=== INFORMATION SUPPLIED ===
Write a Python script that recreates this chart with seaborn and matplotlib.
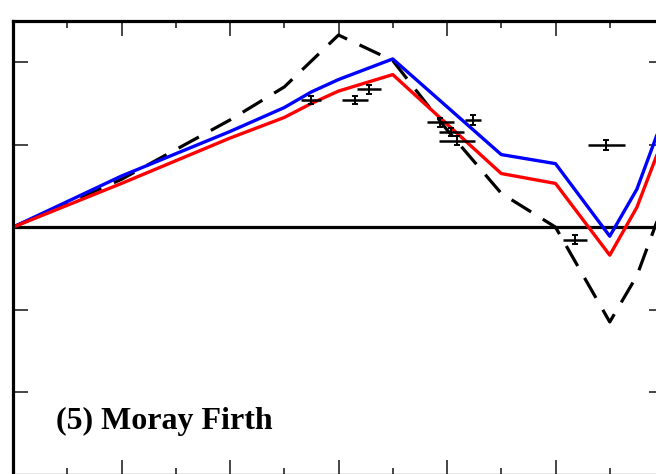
import matplotlib
matplotlib.use('Agg')
import matplotlib.pyplot as plt
from matplotlib.ticker import MultipleLocator, NullFormatter
import seaborn as sns

# model curves (x in axis units, 0..6)
x_model = [0, 1, 2, 2.5, 3, 3.5, 4, 4.5, 5, 5.5, 5.75, 6.0]
y_dashed = [0, 0.58, 1.30, 1.70, 2.33, 2.02, 1.18, 0.41, 0.0, -1.15, -0.59, 0.30]
x_lines = [0, 1, 2, 2.5, 2.75, 3, 3.5, 4.5, 5, 5.5, 5.75, 6.0]
y_blue = [0, 0.62, 1.16, 1.45, 1.64, 1.79, 2.04, 0.88, 0.77, -0.11, 0.46, 1.35]
y_red = [0, 0.53, 1.08, 1.33, 1.50, 1.65, 1.85, 0.65, 0.53, -0.34, 0.24, 1.10]

# observations with errors
obs_x = [2.75, 3.15, 3.28, 3.94, 4.24, 4.04, 4.09, 5.47, 5.18]
obs_y = [1.54, 1.54, 1.67, 1.27, 1.30, 1.15, 1.05, 1.00, -0.15]
obs_xerr = [0.092, 0.12, 0.11, 0.12, 0.075, 0.115, 0.165, 0.17, 0.11]
obs_yerr = [0.05, 0.05, 0.05, 0.05, 0.06, 0.05, 0.05, 0.06, 0.05]

label = '(5) Moray Firth'

sns.set_style('ticks')
plt.rcParams['font.family'] = ['Liberation Serif', 'DejaVu Serif']

fig = plt.figure(figsize=(6.56, 4.74), dpi=100)
ax = fig.add_axes([13 / 656, -0.5 / 474, 651 / 656, 453.5 / 474])

ax.axhline(0, color='black', lw=2.3, zorder=1)

sns.lineplot(x=x_model, y=y_dashed, color='black', lw=2.3,
             linestyle=(0, (7.2, 4.3)), sort=False, ax=ax)
sns.lineplot(x=x_lines, y=y_blue, color='#0000ff', lw=2.4, sort=False, ax=ax)
sns.lineplot(x=x_lines, y=y_red, color='#ff0000', lw=2.4, sort=False, ax=ax)

ax.errorbar(obs_x, obs_y, xerr=obs_xerr, fmt='none', ecolor='black',
            elinewidth=1.8, capsize=0, zorder=5)
ax.errorbar(obs_x, obs_y, yerr=obs_yerr, fmt='none', ecolor='black',
            elinewidth=1.4, capsize=2, capthick=1.4, zorder=5)

ax.text(0.40, -2.45, label, fontsize=23, fontweight='bold',
        family=['Liberation Serif', 'DejaVu Serif'], color='black')

ax.set_xlim(0, 6)
ax.set_ylim(-3, 2.5)
ax.xaxis.set_major_locator(MultipleLocator(1))
ax.xaxis.set_minor_locator(MultipleLocator(0.5))
ax.yaxis.set_major_locator(MultipleLocator(1))
ax.xaxis.set_major_formatter(NullFormatter())
ax.yaxis.set_major_formatter(NullFormatter())
ax.tick_params(which='both', direction='in', top=True, right=True,
               bottom=True, left=True, labelbottom=False, labelleft=False)
ax.tick_params(which='major', length=10.8, width=1.2)
ax.tick_params(which='minor', length=5, width=1.2)
for s in ax.spines.values():
    s.set_linewidth(2.3)
    s.set_color('black')
ax.set_xlabel('')
ax.set_ylabel('')

fig.savefig('out.png', dpi=100)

=== GIVEN REQUEST ===
Take the listing above and restate it word for word, without its pictures.

=== RESPONSE TO THIS EXERCISE ===
Write a Python script that recreates this chart with seaborn and matplotlib.
import matplotlib
matplotlib.use('Agg')
import matplotlib.pyplot as plt
from matplotlib.ticker import MultipleLocator, NullFormatter
import seaborn as sns

# model curves (x in axis units, 0..6)
x_model = [0, 1, 2, 2.5, 3, 3.5, 4, 4.5, 5, 5.5, 5.75, 6.0]
y_dashed = [0, 0.58, 1.30, 1.70, 2.33, 2.02, 1.18, 0.41, 0.0, -1.15, -0.59, 0.30]
x_lines = [0, 1, 2, 2.5, 2.75, 3, 3.5, 4.5, 5, 5.5, 5.75, 6.0]
y_blue = [0, 0.62, 1.16, 1.45, 1.64, 1.79, 2.04, 0.88, 0.77, -0.11, 0.46, 1.35]
y_red = [0, 0.53, 1.08, 1.33, 1.50, 1.65, 1.85, 0.65, 0.53, -0.34, 0.24, 1.10]

# observations with errors
obs_x = [2.75, 3.15, 3.28, 3.94, 4.24, 4.04, 4.09, 5.47, 5.18]
obs_y = [1.54, 1.54, 1.67, 1.27, 1.30, 1.15, 1.05, 1.00, -0.15]
obs_xerr = [0.092, 0.12, 0.11, 0.12, 0.075, 0.115, 0.165, 0.17, 0.11]
obs_yerr = [0.05, 0.05, 0.05, 0.05, 0.06, 0.05, 0.05, 0.06, 0.05]

label = '(5) Moray Firth'

sns.set_style('ticks')
plt.rcParams['font.family'] = ['Liberation Serif', 'DejaVu Serif']

fig = plt.figure(figsize=(6.56, 4.74), dpi=100)
ax = fig.add_axes([13 / 656, -0.5 / 474, 651 / 656, 453.5 / 474])

ax.axhline(0, color='black', lw=2.3, zorder=1)

sns.lineplot(x=x_model, y=y_dashed, color='black', lw=2.3,
             linestyle=(0, (7.2, 4.3)), sort=False, ax=ax)
sns.lineplot(x=x_lines, y=y_blue, color='#0000ff', lw=2.4, sort=False, ax=ax)
sns.lineplot(x=x_lines, y=y_red, color='#ff0000', lw=2.4, sort=False, ax=ax)

ax.errorbar(obs_x, obs_y, xerr=obs_xerr, fmt='none', ecolor='black',
            elinewidth=1.8, capsize=0, zorder=5)
ax.errorbar(obs_x, obs_y, yerr=obs_yerr, fmt='none', ecolor='black',
            elinewidth=1.4, capsize=2, capthick=1.4, zorder=5)

ax.text(0.40, -2.45, label, fontsize=23, fontweight='bold',
        family=['Liberation Serif', 'DejaVu Serif'], color='black')

ax.set_xlim(0, 6)
ax.set_ylim(-3, 2.5)
ax.xaxis.set_major_locator(MultipleLocator(1))
ax.xaxis.set_minor_locator(MultipleLocator(0.5))
ax.yaxis.set_major_locator(MultipleLocator(1))
ax.xaxis.set_major_formatter(NullFormatter())
ax.yaxis.set_major_formatter(NullFormatter())
ax.tick_params(which='both', direction='in', top=True, right=True,
               bottom=True, left=True, labelbottom=False, labelleft=False)
ax.tick_params(which='major', length=10.8, width=1.2)
ax.tick_params(which='minor', length=5, width=1.2)
for s in ax.spines.values():
    s.set_linewidth(2.3)
    s.set_color('black')
ax.set_xlabel('')
ax.set_ylabel('')

fig.savefig('out.png', dpi=100)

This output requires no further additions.